Dive Brief:
- Michigan’s renewable portfolio standard (RPS) expires in 2015. The state Senate Energy and Technology Committee Chair is leading a task force on a new mandate, while a Department of Environmental Quality official is working on a compliance program for the proposed EPA emissions reductions rule, and the efforts are sparking a policy debate over a new renewables mandate.
- A new mandate would drive the building of new renewables capacity but the EPA rule allows three other paths to emissions reductions, including environmental upgrades at existing coal plants, fuel switching from coal to natural, and/or greater demand-side efficiency. Republicans are talking about ignoring the idea of a new mandate in favor of amending Michigan’s definition of clean energy in Public Act 295 of 2008 to include natural gas.
- Michigan will meet its 10% renewables by 2015 mandate but advocates say there is still significant untapped potential for meeting at least a portion of the regulations, though the cost-benefit equation is not clear.
Dive Insight:
Preliminary results from a University of Michigan study suggest a 25% renewables by 2025 mandate would cut emissions by 15% and a 40% by 2025 mandate would cut them 28%, getting the state almost all the way to the 36% emissions reduction by 2030 called for in EPA’s proposal for Michigan.
Renewables advocates believe the emissions rule should drive a bigger RPS but a 2012 ballot initiative proposing a 25% mandate by 2025 was defeated.
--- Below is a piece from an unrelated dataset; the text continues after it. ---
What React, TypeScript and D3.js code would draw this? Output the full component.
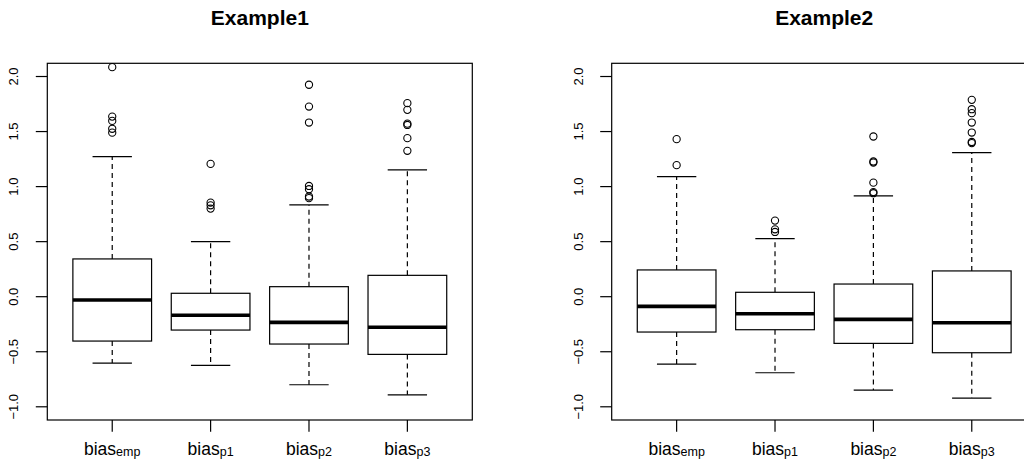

Gov. Rick Snyder's Energy Task Force found Michigan can get 30% or more renewables by 2025 and his 2014 Democratic opponent for the governorship wants a 30% by 2025 mandate.
Republican energy committee Chairs in Michigan’s House and Senate have expressed support for redefining “renewable” to create emissions reductions but other legislators want a new mandate that drives more growth of distributed, small-scale renewables generation.
The EPA’s rule provides “a tremendous impetus to specifics,” according to a Sierra Club spokesperson.